I can't seem to edit my post #97 ^^^^^^
When you connect to the individual ground wires in the engine bay, connect to each one individually to find out the resistance of the individual wires.
Just to try again I cleaned the four engine bay brown ground wires on the passenger side and put terminals on them. All are dead, so don't think I have any choice left but to cut he brown wires in the Injection Harness near the L-Jet to ECU connector.
So I took a deep breath and cut and spliced the brown wires near the L jet connector. I have essentially no resistance / very low resistance now at pins 5, 16, 17 and 35 using the engine compartment cross brace as a grounding point.
I replaced the battery strap with a new one to remove that as a potential issue.
Going by the 84 wiring diagram,
From the control unit
Pin 5 - goes to ground 11 (2) valve cover.
Pins 16,17 and 35 - go to ground 1 valve cover. Note that at ground 1 valve cover has a 4th wire going to it from the tester connection point.
I suspect the four wires you have cut are at ground 1 valve cover.
Given the resistances you have posted, I would find ground 11 (2) valve cover and verify that pin 5 goes there.

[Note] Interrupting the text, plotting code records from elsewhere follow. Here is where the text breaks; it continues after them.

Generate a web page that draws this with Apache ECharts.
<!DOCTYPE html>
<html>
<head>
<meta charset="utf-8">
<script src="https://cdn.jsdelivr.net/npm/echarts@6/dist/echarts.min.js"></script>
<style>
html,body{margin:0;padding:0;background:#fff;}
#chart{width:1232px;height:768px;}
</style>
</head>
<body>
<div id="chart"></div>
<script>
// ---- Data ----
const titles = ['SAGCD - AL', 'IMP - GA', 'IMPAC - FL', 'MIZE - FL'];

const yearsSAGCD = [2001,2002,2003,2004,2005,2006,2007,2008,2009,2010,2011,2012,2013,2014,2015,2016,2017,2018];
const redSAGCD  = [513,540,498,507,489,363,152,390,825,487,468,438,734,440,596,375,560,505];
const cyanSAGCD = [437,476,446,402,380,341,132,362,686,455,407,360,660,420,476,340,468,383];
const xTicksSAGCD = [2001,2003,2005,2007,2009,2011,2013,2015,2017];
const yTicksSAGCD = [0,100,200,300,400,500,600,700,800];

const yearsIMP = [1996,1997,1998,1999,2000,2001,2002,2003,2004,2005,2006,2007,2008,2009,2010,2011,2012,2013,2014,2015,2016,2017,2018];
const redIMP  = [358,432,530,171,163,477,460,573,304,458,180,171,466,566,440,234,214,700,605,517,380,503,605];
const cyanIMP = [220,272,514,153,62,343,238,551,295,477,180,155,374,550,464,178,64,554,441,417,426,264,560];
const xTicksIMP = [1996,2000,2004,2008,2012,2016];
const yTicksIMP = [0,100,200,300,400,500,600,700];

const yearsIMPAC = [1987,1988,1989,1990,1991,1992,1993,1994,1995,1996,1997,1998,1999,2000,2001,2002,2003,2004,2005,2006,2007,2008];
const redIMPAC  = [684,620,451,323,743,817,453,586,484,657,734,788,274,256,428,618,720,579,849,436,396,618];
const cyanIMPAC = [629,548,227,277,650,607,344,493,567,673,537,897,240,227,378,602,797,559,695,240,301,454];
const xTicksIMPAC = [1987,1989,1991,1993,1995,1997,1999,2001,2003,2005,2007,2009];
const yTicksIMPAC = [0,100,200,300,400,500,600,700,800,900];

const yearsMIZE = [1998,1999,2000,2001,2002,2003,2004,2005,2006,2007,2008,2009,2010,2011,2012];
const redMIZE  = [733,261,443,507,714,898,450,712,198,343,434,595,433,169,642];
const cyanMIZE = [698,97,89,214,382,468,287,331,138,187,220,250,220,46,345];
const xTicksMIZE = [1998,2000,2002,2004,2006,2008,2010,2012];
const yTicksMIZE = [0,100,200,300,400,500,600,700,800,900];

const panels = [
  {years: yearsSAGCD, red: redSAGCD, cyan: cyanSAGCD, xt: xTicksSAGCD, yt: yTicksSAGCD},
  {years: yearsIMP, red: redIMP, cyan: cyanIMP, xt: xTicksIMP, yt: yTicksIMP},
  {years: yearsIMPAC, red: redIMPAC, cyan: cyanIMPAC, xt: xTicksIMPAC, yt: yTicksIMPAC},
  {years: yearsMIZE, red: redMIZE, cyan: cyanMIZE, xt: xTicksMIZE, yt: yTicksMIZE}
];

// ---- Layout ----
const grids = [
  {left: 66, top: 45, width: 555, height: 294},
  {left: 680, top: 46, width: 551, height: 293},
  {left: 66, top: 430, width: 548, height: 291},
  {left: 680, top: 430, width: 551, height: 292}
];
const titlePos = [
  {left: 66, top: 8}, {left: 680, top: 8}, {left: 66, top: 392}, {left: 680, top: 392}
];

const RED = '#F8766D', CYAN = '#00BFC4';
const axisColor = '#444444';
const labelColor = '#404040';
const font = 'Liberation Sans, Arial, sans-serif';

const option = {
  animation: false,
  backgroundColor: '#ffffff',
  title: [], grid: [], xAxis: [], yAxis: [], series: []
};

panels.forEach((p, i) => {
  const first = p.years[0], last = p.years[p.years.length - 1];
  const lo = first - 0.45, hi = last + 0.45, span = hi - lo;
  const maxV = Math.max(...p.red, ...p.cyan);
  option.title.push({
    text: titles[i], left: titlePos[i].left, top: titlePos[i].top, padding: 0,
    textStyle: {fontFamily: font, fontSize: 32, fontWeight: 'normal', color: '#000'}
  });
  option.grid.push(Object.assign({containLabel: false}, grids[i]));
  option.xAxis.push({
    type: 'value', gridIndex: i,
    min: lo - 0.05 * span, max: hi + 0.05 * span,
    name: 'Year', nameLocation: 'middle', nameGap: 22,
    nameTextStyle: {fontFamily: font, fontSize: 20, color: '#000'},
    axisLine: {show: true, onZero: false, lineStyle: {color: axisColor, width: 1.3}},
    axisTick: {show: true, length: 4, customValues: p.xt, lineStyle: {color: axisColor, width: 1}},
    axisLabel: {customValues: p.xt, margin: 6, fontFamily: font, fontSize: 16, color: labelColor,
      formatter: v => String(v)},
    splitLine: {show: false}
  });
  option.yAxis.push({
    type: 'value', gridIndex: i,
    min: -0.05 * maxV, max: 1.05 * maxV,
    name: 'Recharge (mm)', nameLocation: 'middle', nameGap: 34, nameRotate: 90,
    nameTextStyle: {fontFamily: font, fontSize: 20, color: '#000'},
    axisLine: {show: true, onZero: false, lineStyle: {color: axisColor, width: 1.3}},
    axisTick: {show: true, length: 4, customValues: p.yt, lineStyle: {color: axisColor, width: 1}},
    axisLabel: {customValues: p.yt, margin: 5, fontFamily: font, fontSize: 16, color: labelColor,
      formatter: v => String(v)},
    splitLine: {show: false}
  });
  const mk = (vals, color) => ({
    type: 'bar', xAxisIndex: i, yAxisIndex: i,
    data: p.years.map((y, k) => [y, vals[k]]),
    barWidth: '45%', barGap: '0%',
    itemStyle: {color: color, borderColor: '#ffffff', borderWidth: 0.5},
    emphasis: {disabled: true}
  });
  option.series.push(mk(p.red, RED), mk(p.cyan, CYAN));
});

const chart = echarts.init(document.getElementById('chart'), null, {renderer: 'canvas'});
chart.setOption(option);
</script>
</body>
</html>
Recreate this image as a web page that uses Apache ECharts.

I suspect there appears to be a problem within the harness (as others have suspected) and you are picking up a 'loop' of resistance through the various wires.
It may be possible to find the resistance point (probably a kink in the loom where the wires are broken) by connecting your multimeter across one of the pins and one of your 4 wires and have someone watch the resistance on the multimeter while you wiggle or move the harness to see if the resistance varies.